You can visit the Glasgow Cathedral, Burrell Collection, St Mungos Museum of Religious Life and Art and the 15th-century Provands Lordship or take a walk through the regal structures of the 18th-century Merchant City. More recently sports historians have come to realise that Glasgow is the capital of world football. The worlds first international was held here in 1872. Every country then adopted the Scotch Professors passing and running style. The Scottish Football Museum at the National Stadium, Hampden Park has the worlds best collection for all enthusiasts.
Aberdeenshire known by some as The Great North East Corner has a superb coastline with long stretches of beach, cliffs such as the Bullers of Buchan and Troup Head packed with birds such as gannets and puffins. Castles are in abundance, some such as Fyvie and Hatton you can even stay in for your holidays. The fishing towns of Fraserburgh, Banff, Macduff and Peterhead are full of friendly folk eager to have a chat, many of these communities have relatives all over the world; Canada, USA, Australia and New Zealand in particular. The legacy of the picts and earlier Druids is there to see with around 100 stone circles scattered around Grampian.
The medieval town of St. Andrews was once the clerical capital of the country.
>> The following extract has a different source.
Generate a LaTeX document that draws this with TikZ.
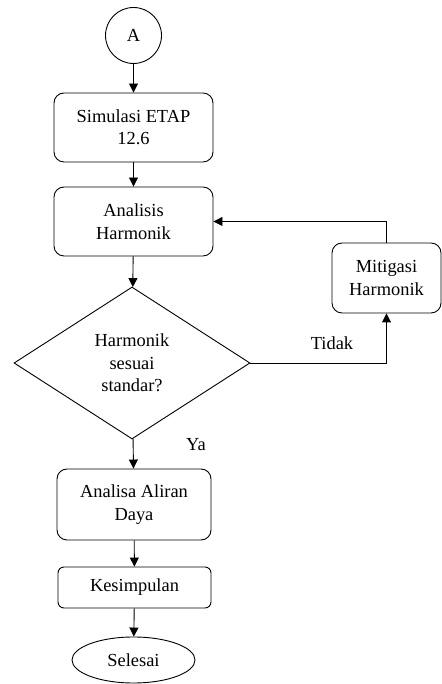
\documentclass[tikz,border=0pt]{standalone}
\usepackage{fontspec}
\setmainfont{Liberation Serif}
\usetikzlibrary{shapes.geometric, arrows.meta}

\begin{document}
\begin{tikzpicture}[x=1pt, y=1pt, line width=0.9pt,
		every node/.style={font=\fontsize{18.4}{22.5}\selectfont, align=center, inner sep=0pt},
		proses/.style={draw, rectangle, rounded corners=10pt, minimum width=159pt, minimum height=69pt},
		keputusan/.style={draw, diamond, aspect=1.55, minimum width=236pt, minimum height=152pt},
		panah/.style={-{Triangle[length=9pt, width=9pt]}}]
			
			\useasboundingbox (0, 0) rectangle (441, 684);
			
			\node[draw, circle, minimum size=56pt] (konektor) at (133.5, 648.5) {A};
			\node[proses] (simulasi) at (133.5, 556.5) {Simulasi ETAP\\12.6};
			\node[proses] (analisis) at (133.5, 462.5) {Analisis\\Harmonik};
			\node[keputusan] (cek) at (132, 321) {Harmonik\\sesuai\\standar?};
			\node[proses, minimum width=109pt, minimum height=70pt] (mitigasi) at (386.5, 406) {Mitigasi\\Harmonik};
			\node[proses, minimum width=154pt, minimum height=71pt] (aliran) at (134, 179.5) {Analisa Aliran\\Daya};
			\node[proses, rounded corners=6pt, minimum width=153pt, minimum height=41pt] (simpulan) at (134.5, 96.5) {Kesimpulan};
			\node[draw, ellipse, minimum width=123pt, minimum height=46pt] (selesai) at (133.5, 24) {Selesai};
			
			\node (tidak) at (332, 341) {Tidak};
			\node (ya) at (196, 239) {Ya};
			
			\draw[panah] (konektor) -- (simulasi);
			\draw[panah] (simulasi) -- (analisis);
			\draw[panah] (analisis) -- (cek);
			\draw[panah] (cek.east) -| (mitigasi.south);
			\draw[panah] (mitigasi.north) |- (analisis.east);
			\draw[panah] (cek) -- (aliran);
			\draw[panah] (aliran) -- (simpulan);
			\draw[panah] (simpulan) -- (selesai);
			
		\end{tikzpicture}
\end{document}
However, golfing is its only religion today, with golfers from all over the world thronging the worlds most famous golf course in the town. Another destination worth exploring is Aberdeen, a veritable symphony in granite. The bewitching Inner Hebrides, located on the countrys western coast, is the ideal locale to round up your trip to Scotland.
The highlands of Scotland are perfect for cycling while Aviemore, Glencoe, Nevis, Glenshee, The Lecht, and the Nevis Range are perfect for skiing. The Scottish Bens are also famous for an activity called Munro Bagging, for mountaineers it is well worth trying. Undertake a trip to the world famous Loch Ness for an encounter with Nessie, the monster.